#### [What to do]
Skip every picture, and extract verbatim the lines from the line containing "Emit a Python" to the line containing "import plotly.graph_objects as go", both lines included.

++++ Records supplied ++++

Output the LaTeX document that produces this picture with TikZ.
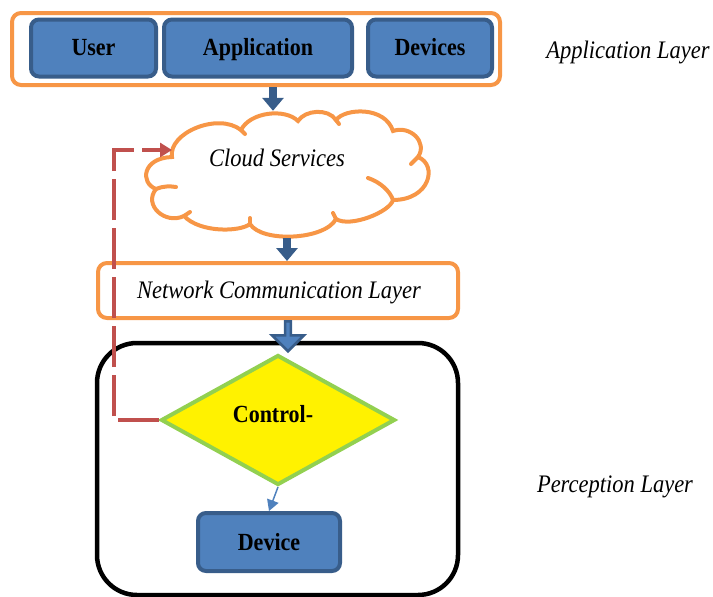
\documentclass[tikz,border=0pt]{standalone}
\usepackage{fontspec}
\usepackage{graphicx}
\setmainfont{Liberation Serif}
\usetikzlibrary{shapes.geometric,shapes.arrows,arrows.meta}
\definecolor{layerorange}{HTML}{F79646}
\definecolor{boxblue}{HTML}{4F81BD}
\definecolor{boxedge}{HTML}{385D8A}
\definecolor{loopred}{HTML}{C0504D}
\definecolor{diagreen}{HTML}{92D050}
% slightly tall lettering
\newcommand{\tallword}[1]{\scalebox{1}[1.12]{#1}}
\tikzset{
  layerframe/.style={draw=layerorange, line width=4pt, rounded corners=9pt, fill=white},
  bluebox/.style={draw=boxedge, fill=boxblue, line width=4pt, rounded corners=8pt,
    font=\fontsize{22}{26}\selectfont\bfseries, inner sep=0pt,
    text height=16pt, text depth=0pt},
  sidelabel/.style={font=\fontsize{22.5}{26}\selectfont\itshape},
  cloudline/.style={draw=layerorange, line width=4pt, line cap=round},
  bigarrow/.style={draw=boxedge, line width=8pt,
    -{Triangle[width=21pt,length=13pt]}},
}
\begin{document}
\begin{tikzpicture}[x=1pt,y=-1pt]
\useasboundingbox (0,0) rectangle (713,597);

% application layer
\node[layerframe, minimum width=488pt, minimum height=72pt] (app) at (256,49) {};
\node[bluebox, minimum width=125pt, minimum height=57pt] (user) at (93.5,48) {\tallword{User}};
\node[bluebox, minimum width=188pt, minimum height=57pt] (appl) at (258,48) {\tallword{Application}};
\node[bluebox, minimum width=124pt, minimum height=57pt] (dev) at (430,48) {\tallword{Devices}};
\node[sidelabel] (applab) at (628,52) {\tallword{Application Layer}};

% cloud services: puffed outline with the inner arc ends
\path[cloudline, fill=white]
  (172,157) .. controls (168,133) and (218,112) .. (241,130)
  .. controls (250,112) and (285,108) .. (298,121)
  .. controls (305,110) and (328,108) .. (336,120)
  .. controls (345,108) and (385,106) .. (393,131)
  .. controls (410,125) and (428,142) .. (418,157)
  .. controls (438,165) and (430,200) .. (393,200)
  .. controls (390,212) and (350,228) .. (336,219)
  .. controls (325,240) and (262,243) .. (250,224)
  .. controls (240,232) and (200,233) .. (184,216)
  .. controls (165,225) and (143,205) .. (156,189)
  .. controls (140,183) and (142,158) .. cycle;
\draw[cloudline] (241,130) -- (245,134);
\draw[cloudline] (336,120) -- (339,124);
\draw[cloudline] (418,157) -- (411,164);
\draw[cloudline] (368,178) .. controls (380,182) and (390,191) .. (393,200);
\draw[cloudline] (336,219) -- (333,213);
\draw[cloudline] (250,224) -- (250,218);
\draw[cloudline] (184,216) -- (190,212);
\draw[cloudline] (156,189) .. controls (163,186) and (170,186) .. (176,187);
\node[minimum width=287pt, minimum height=125pt, inner sep=0pt] (cloud) at (286.5,175.5) {};
\node[sidelabel] (cloudtxt) at (277,158) {\tallword{Cloud Services}};

% network communication layer
\node[layerframe, minimum width=360pt, minimum height=55pt] (net) at (278,290.5) {};
\node[sidelabel] (nettxt) at (279,292) {\tallword{Network Communication Layer}};

% perception layer
\node[draw=black, line width=4.5pt, rounded corners=40pt, minimum width=361pt,
  minimum height=252pt] (perc) at (277.5,469) {};
\node[sidelabel] (perclab) at (615,487) {\tallword{Perception Layer}};

\node[diamond, draw=diagreen, fill=yellow, line width=4pt, minimum width=234pt,
  minimum height=130pt, inner sep=0pt] (ctrl) at (278,420) {};
\node[font=\fontsize{22}{26}\selectfont\bfseries] (ctrltxt) at (273,414) {\tallword{Control-}};
\node[bluebox, minimum width=142pt, minimum height=58pt] (device) at (269,542) {\tallword{Device}};

% flow arrows
\coordinate (drop1) at (273,0);
\coordinate (drop2) at (287,0);
\draw[bigarrow] (drop1 |- app.south) -- ([yshift=2pt]drop1 |- cloud.north);
\draw[bigarrow] (drop2 |- cloud.south) -- (drop2 |- net.north);
\node[single arrow, draw=boxedge, fill=boxblue, line width=2.5pt, rotate=-90,
  minimum height=30pt, minimum width=32pt, single arrow head extend=10pt,
  single arrow tip angle=90, inner sep=1pt, anchor=tail]
  (netarrow) at ([xshift=10pt]net.south) {};
\draw[boxblue, line width=1.5pt, -{Triangle[width=12pt,length=11pt]}]
  (ctrl.south) -- (device.north);

% control feedback loop
\coordinate (loopx) at (114,0);
\coordinate (cloudin) at (172,150);
\draw[loopred, line width=3.5pt, dash pattern=on 41pt off 8pt,
  -{Triangle[width=14pt,length=12pt]}]
  (ctrl.west) -- (ctrl.west -| loopx) |- (cloudin);
\end{tikzpicture}
\end{document}
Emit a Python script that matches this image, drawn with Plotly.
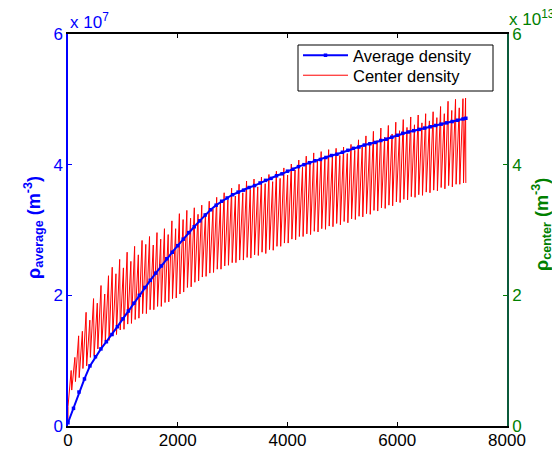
import numpy as np
import plotly.graph_objects as go

# ---------------- data ----------------
avg_t = [0, 100, 200, 300, 400, 500, 600, 700, 800, 900,
         1000, 1100, 1200, 1300, 1400, 1500, 1600, 1700, 1800, 1900,
         2000, 2100, 2200, 2300, 2400, 2500, 2600, 2700, 2800, 2900,
         3000, 3100, 3200, 3300, 3400, 3500, 3600, 3700, 3800, 3900,
         4000, 4100, 4200, 4300, 4400, 4500, 4600, 4700, 4800, 4900,
         5000, 5100, 5200, 5300, 5400, 5500, 5600, 5700, 5800, 5900,
         6000, 6100, 6200, 6300, 6400, 6500, 6600, 6700, 6800, 6900,
         7000, 7100, 7200, 7250]
avg_val = [0.05, 0.27, 0.52, 0.72, 0.92, 1.06, 1.18, 1.29, 1.40, 1.52,
           1.64, 1.76, 1.88, 2.00, 2.12, 2.23, 2.34, 2.45, 2.56, 2.66,
           2.76, 2.86, 2.96, 3.05, 3.14, 3.23, 3.31, 3.38, 3.44, 3.49,
           3.54, 3.58, 3.61, 3.65, 3.68, 3.72, 3.76, 3.79, 3.83, 3.86,
           3.90, 3.93, 3.97, 4.00, 4.03, 4.06, 4.08, 4.11, 4.14, 4.16,
           4.19, 4.22, 4.25, 4.27, 4.30, 4.32, 4.34, 4.37, 4.39, 4.42,
           4.45, 4.48, 4.50, 4.52, 4.54, 4.56, 4.58, 4.60, 4.62, 4.64,
           4.66, 4.68, 4.70, 4.71]          # x 1e7 m^-3

cycle_period = 68
center_peaks = [0.85, 1.05, 1.38, 1.45, 1.74, 1.62, 1.95, 1.88, 2.15, 2.02,
                2.30, 2.43, 2.33, 2.55, 2.42, 2.66, 2.52, 2.75, 2.62, 2.84,
                2.78, 2.90, 2.77, 2.96, 2.86, 3.02, 2.93, 3.14, 3.02, 3.25,
                3.16, 3.30, 3.18, 3.34, 3.24, 3.38, 3.26, 3.44, 3.32, 3.50,
                3.42, 3.57, 3.46, 3.64, 3.52, 3.70, 3.57, 3.75, 3.62, 3.78,
                3.66, 3.81, 3.71, 3.85, 3.74, 3.90, 3.79, 3.95, 3.84, 4.01,
                3.92, 4.07, 3.96, 4.13, 4.02, 4.18, 4.06, 4.20, 4.10, 4.23,
                4.12, 4.25, 4.14, 4.27, 4.17, 4.31, 4.22, 4.38, 4.27, 4.44,
                4.32, 4.51, 4.37, 4.56, 4.42, 4.60, 4.47, 4.65, 4.52, 4.69,
                4.57, 4.73, 4.61, 4.76, 4.64, 4.78, 4.67, 4.81, 4.72, 4.89,
                4.78, 4.97, 4.83, 5.00, 4.87, 5.01, 5.02]   # x 1e13 m^-3
center_troughs = [0.30, 0.55, 0.68, 0.74, 0.88, 0.92, 1.05, 1.08, 1.18, 1.20,
                  1.28, 1.31, 1.38, 1.40, 1.47, 1.48, 1.56, 1.57, 1.63, 1.65,
                  1.72, 1.72, 1.78, 1.78, 1.83, 1.83, 1.89, 1.90, 1.95, 1.96,
                  2.02, 2.05, 2.12, 2.13, 2.20, 2.22, 2.28, 2.29, 2.34, 2.35,
                  2.40, 2.40, 2.45, 2.46, 2.50, 2.50, 2.54, 2.54, 2.58, 2.57,
                  2.62, 2.61, 2.66, 2.64, 2.70, 2.69, 2.75, 2.75, 2.80, 2.80,
                  2.86, 2.85, 2.90, 2.90, 2.94, 2.93, 2.98, 2.97, 3.02, 3.01,
                  3.06, 3.05, 3.10, 3.08, 3.13, 3.11, 3.17, 3.16, 3.21, 3.20,
                  3.25, 3.24, 3.30, 3.29, 3.34, 3.33, 3.38, 3.37, 3.43, 3.42,
                  3.47, 3.46, 3.51, 3.50, 3.54, 3.53, 3.58, 3.57, 3.61, 3.60,
                  3.65, 3.63, 3.68, 3.66, 3.70, 3.70, 3.72]
center_end = (7250, 3.72)

x_ticks = [0, 2000, 4000, 6000, 8000]
y_ticks = [0, 2, 4, 6]

# ---------------- build series ----------------
avg_y = [v * 1e7 for v in avg_val]

cx, cy = [0], [0.05e13]
for i, (tr, pk) in enumerate(zip(center_troughs, center_peaks)):
    t0 = i * cycle_period
    cx += [t0, min(t0 + 0.85 * cycle_period, center_end[0] - 5)]
    cy += [tr * 1e13, pk * 1e13]
cx.append(center_end[0])
cy.append(center_end[1] * 1e13)

FONT = "Liberation Sans, Arial, sans-serif"
BLUE = "#0000ff"
GREEN = "#008000"
GREEN_LINE = "#0b5a3a"

# plot area in pixels: left 68, right 507, top 34, bottom 426
PL, PR, PT, PB = 68, 507, 34, 426
def px(xp):
    return (xp - PL) / (PR - PL)
def py(yp):
    return (PB - yp) / (PB - PT)

fig = go.Figure()
fig.add_trace(go.Scatter(
    x=cx, y=cy, mode="lines", name="Center density",
    line=dict(color="#ff0000", width=1), yaxis="y", legend="legend2"))
fig.add_trace(go.Scatter(
    x=avg_t, y=avg_y, mode="lines+markers", name="Average density",
    line=dict(color=BLUE, width=2), marker=dict(color=BLUE, size=3.5, symbol="square"),
    yaxis="y2", legend="legend"))

leg_common = dict(xanchor="left", yanchor="top", bgcolor="rgba(0,0,0,0)",
                  borderwidth=0, itemwidth=45, font=dict(size=16.5, color="black"))

fig.update_layout(
    width=552, height=450,
    margin=dict(l=PL, r=552 - PR, t=PT, b=450 - PB, autoexpand=False),
    paper_bgcolor="white", plot_bgcolor="white",
    font=dict(family=FONT, size=17, color="black"),
    showlegend=True,
    legend=dict(x=px(298), y=py(38), **leg_common),
    legend2=dict(x=px(298), y=py(58), **leg_common),
    xaxis=dict(range=[0, 8000], tickvals=x_ticks, ticktext=[str(v) for v in x_ticks],
               ticks="inside", ticklen=4, tickcolor="black", automargin=False,
               ticklabelstandoff=-2,
               showline=True, linecolor="black", linewidth=1.5, mirror="ticks",
               showgrid=False, zeroline=False, tickfont=dict(size=17, color="black")),
    yaxis=dict(range=[0, 6e13], side="right", automargin=False,
               tickvals=[v * 1e13 for v in y_ticks], ticktext=[str(v) for v in y_ticks],
               ticks="inside", ticklen=4, tickcolor=GREEN,
               showline=True, linecolor=GREEN_LINE, linewidth=1.5,
               showgrid=False, zeroline=False, tickfont=dict(size=17, color=GREEN)),
    yaxis2=dict(range=[0, 6e7], side="left", overlaying="y", automargin=False,
                tickvals=[v * 1e7 for v in y_ticks], ticktext=[str(v) for v in y_ticks],
                ticks="inside", ticklen=4, tickcolor=BLUE,
                showline=True, linecolor=BLUE, linewidth=1.5,
                showgrid=False, zeroline=False, tickfont=dict(size=17, color=BLUE)),
)

# legend box
fig.add_shape(type="rect", xref="paper", yref="paper",
              x0=px(298), x1=px(493), y0=py(91), y1=py(45),
              line=dict(color="black", width=1), fillcolor="white", layer="above")

fig.add_annotation(text="x 10<sup>7</sup>", xref="paper", yref="paper",
                   x=0.0, y=1.0, xanchor="left", yanchor="bottom", yshift=0,
                   showarrow=False, font=dict(size=17, color=BLUE))
fig.add_annotation(text="x 10<sup>13</sup>", xref="paper", yref="paper",
                   x=1.0, y=1.0, xanchor="left", yanchor="bottom", yshift=3,
                   showarrow=False, font=dict(size=17, color=GREEN))
fig.add_annotation(text="<b>ρ<sub>average</sub> (m<sup>-3</sup>)</b>",
                   xref="paper", yref="paper", x=px(33), y=py(228),
                   xanchor="center", yanchor="middle", textangle=-90,
                   showarrow=False, font=dict(size=18, color=BLUE))
fig.add_annotation(text="<b>ρ<sub>center</sub> (m<sup>-3</sup>)</b>",
                   xref="paper", yref="paper", x=px(541), y=py(225),
                   xanchor="center", yanchor="middle", textangle=-90,
                   showarrow=False, font=dict(size=18, color=GREEN))

fig.write_html("out.html")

++++

#### [Written answer]
Emit a Python script that matches this image, drawn with Plotly.
import numpy as np
import plotly.graph_objects as go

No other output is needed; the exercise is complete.